The initial attempt [2] was to create a 'pure' object-oriented BE system using objects and classes for all but the simplest data types. The object-oriented design was refined using the class responsibility collaborators (CRC) [3] cards approach. The resulting design has the specific feature of separating the model database from the solution object and its sub-objects, and also enables different versions of the "Model_Builder" to be substituted, for example allowing the input to be interactive, file-based, or partially based upon graphical input data. The code for the forward BE system was completed in Microsoft Visual C++. The implementation of the system emphasised using container classes to represent all arrays, matrices vectors etc from existing publicly accessible code. This enabled a reasonably purist object-oriented approach to be taken to implementation, with arrays having built-in intelligence. But, experience of this initial attempt at the implementation showed that the execution of the program was exceedingly slow, and indeed was typically two or more orders of magnitude slower than the corresponding FORTRAN program. This was attributed to the use of container classes where non-intelligent arrays can be used instead, with only a little more care and programming effort.

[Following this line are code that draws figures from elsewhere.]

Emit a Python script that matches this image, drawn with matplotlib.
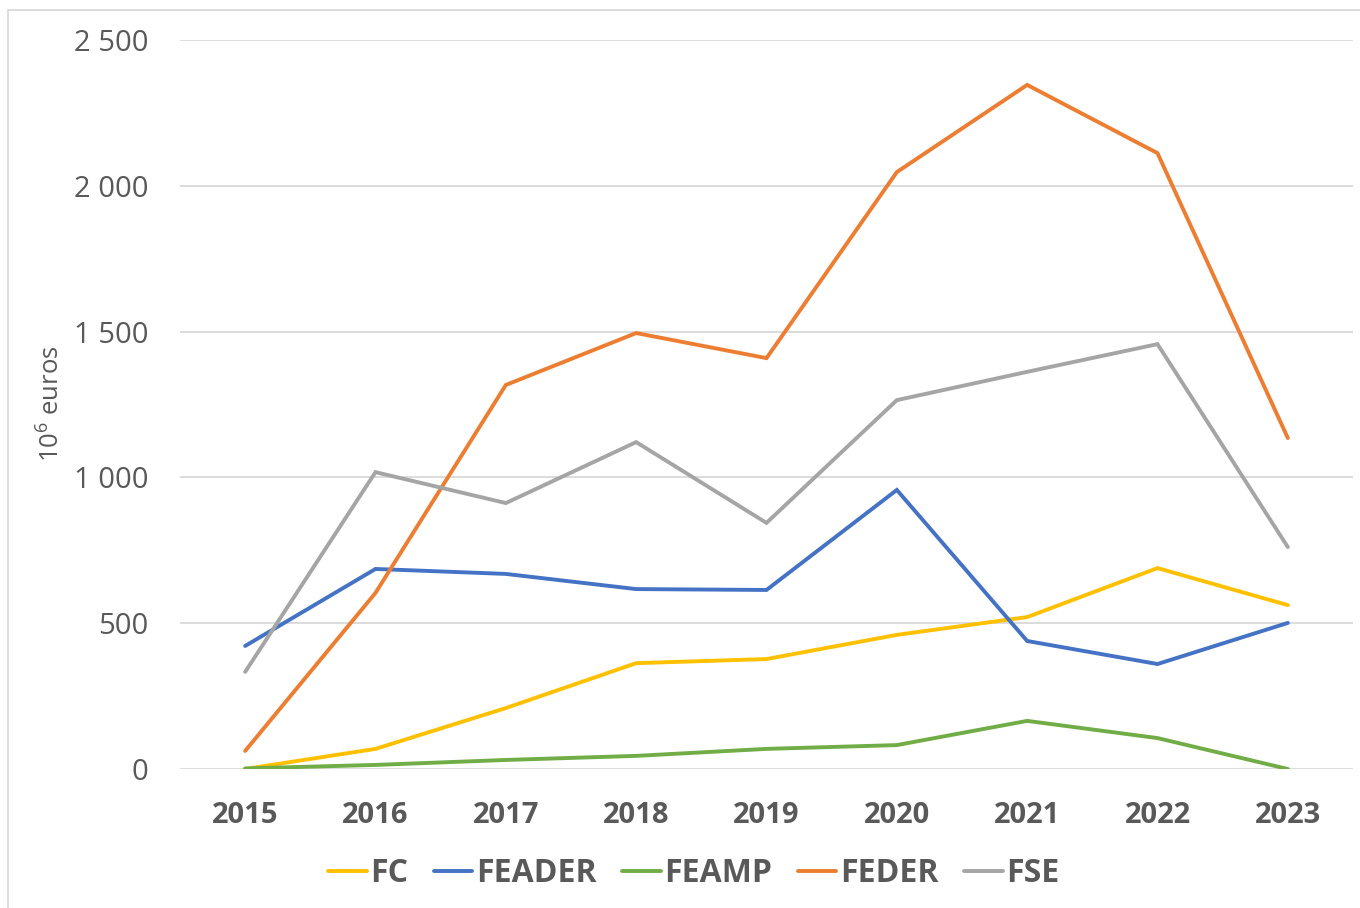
import matplotlib
matplotlib.use("Agg")
import matplotlib.pyplot as plt
from matplotlib.patches import Rectangle
from matplotlib.ticker import FuncFormatter

years = ["2015", "2016", "2017", "2018", "2019", "2020", "2021", "2022", "2023"]
fc = [0, 69, 209, 363, 377, 460, 521, 689, 562]
feader = [422, 686, 669, 617, 614, 957, 439, 360, 501]
feamp = [2, 14, 31, 45, 69, 82, 165, 106, 0]
feder = [62, 604, 1317, 1495, 1409, 2047, 2346, 2112, 1135]
fse = [333, 1018, 912, 1121, 844, 1265, 1362, 1457, 761]

series = [("FC", fc, "#FFC000"), ("FEADER", feader, "#4472C4"),
          ("FEAMP", feamp, "#70AD47"), ("FEDER", feder, "#ED7D31"),
          ("FSE", fse, "#A5A5A5")]

plt.rcParams['font.family'] = ['Open Sans', 'DejaVu Sans']
plt.rcParams['mathtext.fontset'] = 'custom'
plt.rcParams['mathtext.rm'] = 'Open Sans'
plt.rcParams['mathtext.it'] = 'Open Sans:italic'
plt.rcParams['mathtext.bf'] = 'Open Sans:bold'
W, H = 1360, 908
fig = plt.figure(figsize=(W/100, H/100), dpi=100)
ax = fig.add_axes([180/W, (H-769)/H, (1353-180)/W, (769-40)/H])

x = list(range(len(years)))
handles = []
for name, vals, col in series:
    h, = ax.plot(x, vals, color=col, lw=2.8, label=name, solid_capstyle='round', solid_joinstyle='miter')
    handles.append(h)

ax.set_xlim(-0.5, len(years) - 0.5)
ax.set_ylim(0, 2500)
ax.set_yticks([0, 500, 1000, 1500, 2000, 2500])
ax.yaxis.set_major_formatter(FuncFormatter(lambda v, p: f"{int(v):,}".replace(",", " ")))
ax.set_xticks(x)
ax.set_xticklabels(years, fontweight='bold')
ax.grid(axis='y', color='#D9D9D9', lw=1.3)
ax.set_axisbelow(True)
for s in ax.spines.values():
    s.set_visible(False)
ax.tick_params(axis='both', length=0, colors='#595959', labelsize=21)
ax.tick_params(axis='y', pad=23)
ax.tick_params(axis='x', pad=23)

fig.text(52/W, 1 - 404/H, "$\\mathregular{10^6}$ euros", rotation=90, ha='center', va='center',
         fontsize=18.5, color='#595959')

leg = fig.legend(handles=handles, loc='center', bbox_to_anchor=(694/W, 1 - 874/H),
                 ncol=5, frameon=False, handlelength=1.2, handletextpad=0.12,
                 columnspacing=0.8, prop={'size': 23, 'weight': 'bold'})
for t in leg.get_texts():
    t.set_color('#595959')

fig.patches.append(Rectangle((8/W, -0.1), 1.2, (H-10)/H + 0.1, transform=fig.transFigure,
                             fill=False, edgecolor='#D9D9D9', lw=1.3))

fig.savefig("out.png", dpi=100)
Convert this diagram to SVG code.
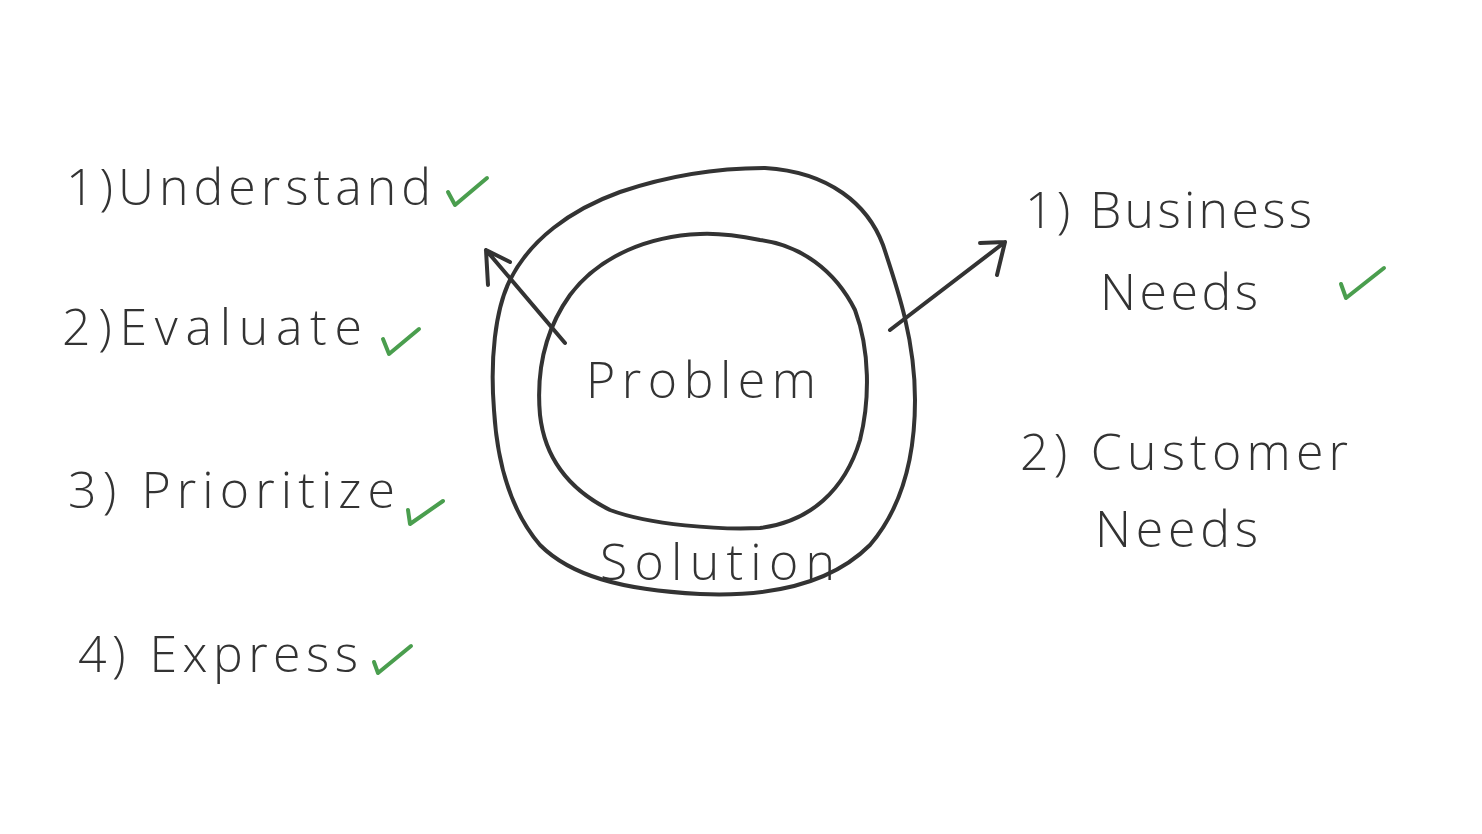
<svg xmlns="http://www.w3.org/2000/svg" width="1482" height="834" viewBox="0 0 1482 834">
<style>
.t{font-family:"Open Sans","Liberation Sans",sans-serif;font-weight:300;fill:#333;font-size:50px}
.ln{fill:none;stroke:#333;stroke-width:4;stroke-linecap:round;stroke-linejoin:round}
.ck{fill:none;stroke:#4a9e4e;stroke-width:4;stroke-linecap:round;stroke-linejoin:round}
</style>
<rect width="1482" height="834" fill="#fff"/>
<g id="outer-solution">
<path class="ln" d="M765,168 C830,172 868,205 883,245 C898,290 915,340 915,400 C915,460 900,510 870,545 C830,585 770,597 700,594 C620,590 570,575 540,545 C510,510 497,460 494,410 C490,360 495,310 510,280 C530,240 570,210 620,192 C670,175 720,168 765,168 Z"/>
<text class="t" x="600" y="580" font-size="52" textLength="235" lengthAdjust="spacing">Solution</text>
</g>
<g id="inner-problem">
<path class="ln" d="M700,234 C650,236 600,255 570,295 C545,330 536,370 540,415 C545,460 570,490 610,510 C650,525 720,530 760,528 C810,522 845,490 860,440 C870,400 870,350 855,310 C835,270 800,245 760,240 C740,236 720,233 700,234 Z"/>
<text class="t" x="586" y="398" font-size="64" textLength="230" lengthAdjust="spacing">Problem</text>
</g>
<g id="connectors">
<path class="ln" d="M565,343 L486,250 M486,250 L488,285 M486,250 L510,262"/>
<path class="ln" d="M890,330 L1005,242 M1005,242 L980,243 M1005,242 L997,275"/>
</g>
<g id="understand">
<text class="t" x="66" y="205" textLength="365" lengthAdjust="spacing">1)Understand</text>
<path class="ck" d="M448,192 L455,205 L487,178"/>
</g>
<g id="evaluate">
<text class="t" x="62" y="345" textLength="300" lengthAdjust="spacing">2)Evaluate</text>
<path class="ck" d="M383,339 L389,354 L419,329"/>
</g>
<g id="prioritize">
<text class="t" x="68" y="508" textLength="327" lengthAdjust="spacing">3) Prioritize</text>
<path class="ck" d="M408,510 L410,524 L443,501"/>
</g>
<g id="express">
<text class="t" x="78" y="672" textLength="280" lengthAdjust="spacing">4) Express</text>
<path class="ck" d="M374,662 L378,673 L411,646"/>
</g>
<g id="business-needs">
<text class="t" x="1025" y="228" textLength="287" lengthAdjust="spacing">1) Business</text>
<text class="t" x="1100" y="310" textLength="158" lengthAdjust="spacing">Needs</text>
<path class="ck" d="M1341,284 L1346,298 L1384,268"/>
</g>
<g id="customer-needs">
<text class="t" x="1020" y="470" textLength="328" lengthAdjust="spacing">2) Customer</text>
<text class="t" x="1095" y="547" textLength="163" lengthAdjust="spacing">Needs</text>
</g>
</svg>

One of the key themes throughout this paper is to find the optimal point along the scale from purely procedural to thoroughly object-oriented implementation of engineering software. The present design deals with the OOP as the software development technique or tool. One of the hallmarks in this OOP design is that it is "just object-oriented enough, and not a bit more" [4].

The present design retains the overall framework as the previous approach, i.e. the CModel_Builder, CBemModel and CBemAnalysis super classes but gives up the use of container classes at the implementation. Instead, it focuses on the construction at the BE Model class and its members: Element class and Node class etc. representing real-world entities. The CBemModel class is located in the centre as the database of the BE analysis system. The Node class contains not only the nodal co-ordinates, but also the identities of its connected elements, the traction, displacement, Cartesian stresses and principal stresses etc. The Element class contains the element nodes, the indices of the two adjacent elements, the boundary condition type and values, the type of co-ordinates (global or local), tractions and displacements. In this way, a clear picture is given of each node and element. These describe the key features of a BE approach and can only be properly implemented using object-oriented programming technology. The neighbourhood information is very useful at the stage of forming the system matrices and recovering solutions.

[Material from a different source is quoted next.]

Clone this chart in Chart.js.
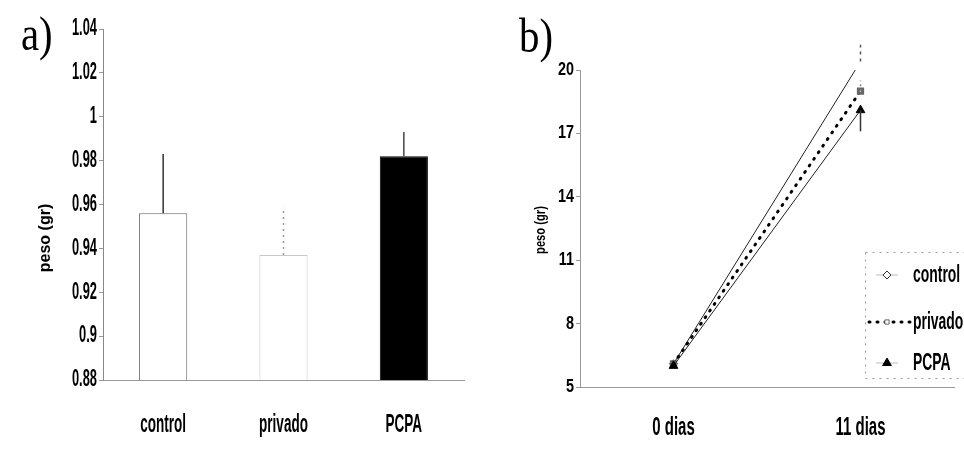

The CBemAnalysis class is a BE analysis tool and houses the common numerical solvers as its member functions and the system equation matrices as its member data or attributes. The conventional (forward) BE analysis is encapsulated in a class derived from CBemAnalysis class and the inverse BE analysis is wrapped in a class derived from the forward BE class.

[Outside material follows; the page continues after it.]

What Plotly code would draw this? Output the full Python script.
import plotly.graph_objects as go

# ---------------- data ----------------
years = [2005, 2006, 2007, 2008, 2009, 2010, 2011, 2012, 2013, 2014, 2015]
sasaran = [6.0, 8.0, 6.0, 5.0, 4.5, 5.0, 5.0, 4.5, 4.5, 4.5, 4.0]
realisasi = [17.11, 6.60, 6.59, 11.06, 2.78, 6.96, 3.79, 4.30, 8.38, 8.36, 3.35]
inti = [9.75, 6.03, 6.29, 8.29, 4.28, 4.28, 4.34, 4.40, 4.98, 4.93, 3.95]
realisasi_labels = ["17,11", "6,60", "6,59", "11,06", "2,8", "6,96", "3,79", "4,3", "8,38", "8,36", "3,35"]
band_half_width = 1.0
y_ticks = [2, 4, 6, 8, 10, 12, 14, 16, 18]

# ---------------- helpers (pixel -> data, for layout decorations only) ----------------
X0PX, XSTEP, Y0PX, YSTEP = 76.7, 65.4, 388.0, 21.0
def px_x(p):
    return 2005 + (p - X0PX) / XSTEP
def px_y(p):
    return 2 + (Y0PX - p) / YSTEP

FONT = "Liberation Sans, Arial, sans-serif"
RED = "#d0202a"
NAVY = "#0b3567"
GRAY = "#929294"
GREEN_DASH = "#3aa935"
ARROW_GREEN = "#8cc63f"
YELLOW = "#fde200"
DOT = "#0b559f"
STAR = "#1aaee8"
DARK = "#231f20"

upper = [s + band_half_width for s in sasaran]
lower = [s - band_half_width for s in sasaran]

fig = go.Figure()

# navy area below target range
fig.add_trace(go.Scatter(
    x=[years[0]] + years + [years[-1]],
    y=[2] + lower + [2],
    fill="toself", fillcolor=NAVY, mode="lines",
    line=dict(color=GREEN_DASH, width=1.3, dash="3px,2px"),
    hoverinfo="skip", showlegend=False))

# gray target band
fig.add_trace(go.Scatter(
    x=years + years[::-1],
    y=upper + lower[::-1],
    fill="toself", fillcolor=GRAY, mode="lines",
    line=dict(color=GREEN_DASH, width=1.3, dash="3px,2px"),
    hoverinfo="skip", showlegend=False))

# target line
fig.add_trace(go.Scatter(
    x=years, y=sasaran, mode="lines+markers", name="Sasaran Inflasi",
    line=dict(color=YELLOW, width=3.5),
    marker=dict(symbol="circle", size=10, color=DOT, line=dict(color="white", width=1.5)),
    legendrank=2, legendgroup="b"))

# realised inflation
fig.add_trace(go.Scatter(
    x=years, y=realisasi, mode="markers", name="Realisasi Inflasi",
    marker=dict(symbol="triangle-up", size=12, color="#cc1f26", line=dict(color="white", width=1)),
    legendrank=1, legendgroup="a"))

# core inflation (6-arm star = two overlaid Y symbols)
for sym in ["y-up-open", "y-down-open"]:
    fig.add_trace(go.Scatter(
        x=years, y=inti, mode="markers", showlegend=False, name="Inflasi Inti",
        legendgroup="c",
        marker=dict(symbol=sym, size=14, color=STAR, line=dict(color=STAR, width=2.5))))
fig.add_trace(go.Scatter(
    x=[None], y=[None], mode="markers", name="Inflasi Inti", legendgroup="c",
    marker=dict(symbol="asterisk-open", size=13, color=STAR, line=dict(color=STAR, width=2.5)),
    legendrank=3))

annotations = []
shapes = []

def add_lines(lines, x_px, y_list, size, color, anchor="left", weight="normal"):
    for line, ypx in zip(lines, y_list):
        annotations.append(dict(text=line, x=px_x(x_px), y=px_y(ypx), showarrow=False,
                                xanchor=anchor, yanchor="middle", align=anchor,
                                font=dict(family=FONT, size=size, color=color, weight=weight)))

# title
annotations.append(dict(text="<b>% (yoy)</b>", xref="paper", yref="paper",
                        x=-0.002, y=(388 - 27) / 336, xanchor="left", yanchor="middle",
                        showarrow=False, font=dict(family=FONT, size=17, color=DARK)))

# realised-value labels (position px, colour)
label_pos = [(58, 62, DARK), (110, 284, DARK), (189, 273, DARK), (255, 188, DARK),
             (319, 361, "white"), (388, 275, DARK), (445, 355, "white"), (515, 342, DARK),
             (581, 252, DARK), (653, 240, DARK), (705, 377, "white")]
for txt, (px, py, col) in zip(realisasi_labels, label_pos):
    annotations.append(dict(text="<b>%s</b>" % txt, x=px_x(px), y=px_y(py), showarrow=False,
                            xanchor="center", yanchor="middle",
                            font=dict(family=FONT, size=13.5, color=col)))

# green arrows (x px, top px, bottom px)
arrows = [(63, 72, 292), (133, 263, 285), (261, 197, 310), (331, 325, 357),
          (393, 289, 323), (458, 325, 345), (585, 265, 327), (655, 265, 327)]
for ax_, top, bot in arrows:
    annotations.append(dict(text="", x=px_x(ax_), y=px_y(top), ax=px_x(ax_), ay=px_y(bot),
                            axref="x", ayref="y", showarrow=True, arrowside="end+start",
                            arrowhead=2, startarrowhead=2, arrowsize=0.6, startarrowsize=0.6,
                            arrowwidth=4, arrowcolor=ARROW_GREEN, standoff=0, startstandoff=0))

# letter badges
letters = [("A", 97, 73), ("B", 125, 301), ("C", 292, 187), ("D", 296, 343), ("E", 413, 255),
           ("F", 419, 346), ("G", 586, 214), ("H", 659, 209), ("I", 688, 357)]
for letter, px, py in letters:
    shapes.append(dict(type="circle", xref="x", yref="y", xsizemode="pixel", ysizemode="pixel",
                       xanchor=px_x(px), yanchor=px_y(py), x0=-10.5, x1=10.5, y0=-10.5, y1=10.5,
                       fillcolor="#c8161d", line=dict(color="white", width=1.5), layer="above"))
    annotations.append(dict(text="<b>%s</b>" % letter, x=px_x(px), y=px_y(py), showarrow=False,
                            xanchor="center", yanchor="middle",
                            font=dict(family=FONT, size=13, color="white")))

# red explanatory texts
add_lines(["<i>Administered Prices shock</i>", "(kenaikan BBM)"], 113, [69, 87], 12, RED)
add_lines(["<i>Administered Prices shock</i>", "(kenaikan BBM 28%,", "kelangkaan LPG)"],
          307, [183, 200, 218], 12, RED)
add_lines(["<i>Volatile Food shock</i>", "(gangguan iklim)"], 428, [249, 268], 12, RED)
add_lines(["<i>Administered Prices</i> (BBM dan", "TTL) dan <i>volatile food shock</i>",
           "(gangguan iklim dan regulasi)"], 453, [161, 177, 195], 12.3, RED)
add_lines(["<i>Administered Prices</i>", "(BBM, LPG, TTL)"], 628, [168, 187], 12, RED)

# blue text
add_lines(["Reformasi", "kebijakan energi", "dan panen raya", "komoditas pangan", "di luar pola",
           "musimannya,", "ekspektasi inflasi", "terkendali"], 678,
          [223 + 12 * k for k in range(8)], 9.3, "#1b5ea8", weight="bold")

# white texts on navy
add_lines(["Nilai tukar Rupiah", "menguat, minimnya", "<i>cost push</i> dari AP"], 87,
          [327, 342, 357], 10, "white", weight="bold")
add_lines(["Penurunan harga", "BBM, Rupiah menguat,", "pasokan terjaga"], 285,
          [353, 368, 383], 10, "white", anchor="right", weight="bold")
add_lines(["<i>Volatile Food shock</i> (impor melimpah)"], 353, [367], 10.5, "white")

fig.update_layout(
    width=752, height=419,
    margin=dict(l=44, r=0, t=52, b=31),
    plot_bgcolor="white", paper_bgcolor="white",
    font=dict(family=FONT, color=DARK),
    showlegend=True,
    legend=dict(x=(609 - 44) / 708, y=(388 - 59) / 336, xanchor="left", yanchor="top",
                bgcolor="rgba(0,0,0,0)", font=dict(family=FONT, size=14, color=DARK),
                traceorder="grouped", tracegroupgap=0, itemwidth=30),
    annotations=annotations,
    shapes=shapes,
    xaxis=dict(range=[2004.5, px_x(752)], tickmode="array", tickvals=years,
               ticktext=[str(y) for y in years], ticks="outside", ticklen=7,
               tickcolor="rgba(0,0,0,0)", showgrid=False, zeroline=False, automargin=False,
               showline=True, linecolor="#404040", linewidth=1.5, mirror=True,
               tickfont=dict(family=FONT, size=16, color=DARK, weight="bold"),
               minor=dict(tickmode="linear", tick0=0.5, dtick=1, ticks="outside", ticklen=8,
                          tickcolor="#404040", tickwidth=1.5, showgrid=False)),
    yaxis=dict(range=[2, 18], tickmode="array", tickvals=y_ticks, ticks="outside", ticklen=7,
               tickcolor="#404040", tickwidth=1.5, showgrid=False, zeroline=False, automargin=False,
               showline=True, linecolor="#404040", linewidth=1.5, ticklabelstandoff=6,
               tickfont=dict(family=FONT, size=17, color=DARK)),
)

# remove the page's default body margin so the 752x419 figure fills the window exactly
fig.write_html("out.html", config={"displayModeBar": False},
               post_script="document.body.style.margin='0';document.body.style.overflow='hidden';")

The OOP design of BE analysis classes and its inheritance hierarchy guarantees the maximum reusability when the software system is extended from the conventional BE analysis to include the inverse BE approach. The routines in the analysis portion of BEISYS are mostly kept as the member functions rather than being wrapped into their own object-oriented classes. This contributes not only the advantages of OOP technique but also more readable code and faster implementation CPU times even compared to the corresponding FORTRAN code.

References
1
A.A. Becker, The Boundary Element Method in Engineering. McGraw-Hill, London, 1992.
2
D. Chen, I.A. Jones, A.A. Becker, "Framework for object-oriented boundary element programming". Proc. Modern Practice in Stress and Vibration Analysis, edited by A.A. Becker, Nottingham, 75-86, 2000.
3
I. Sommerville, Software Engineering. 6th Edition, Pearson Education Limited, Harlow England, 2001.
4
C. Sphar, Learn Microfoft Visual C++ 6.0 Now. Microsoft press, Washington, 1999.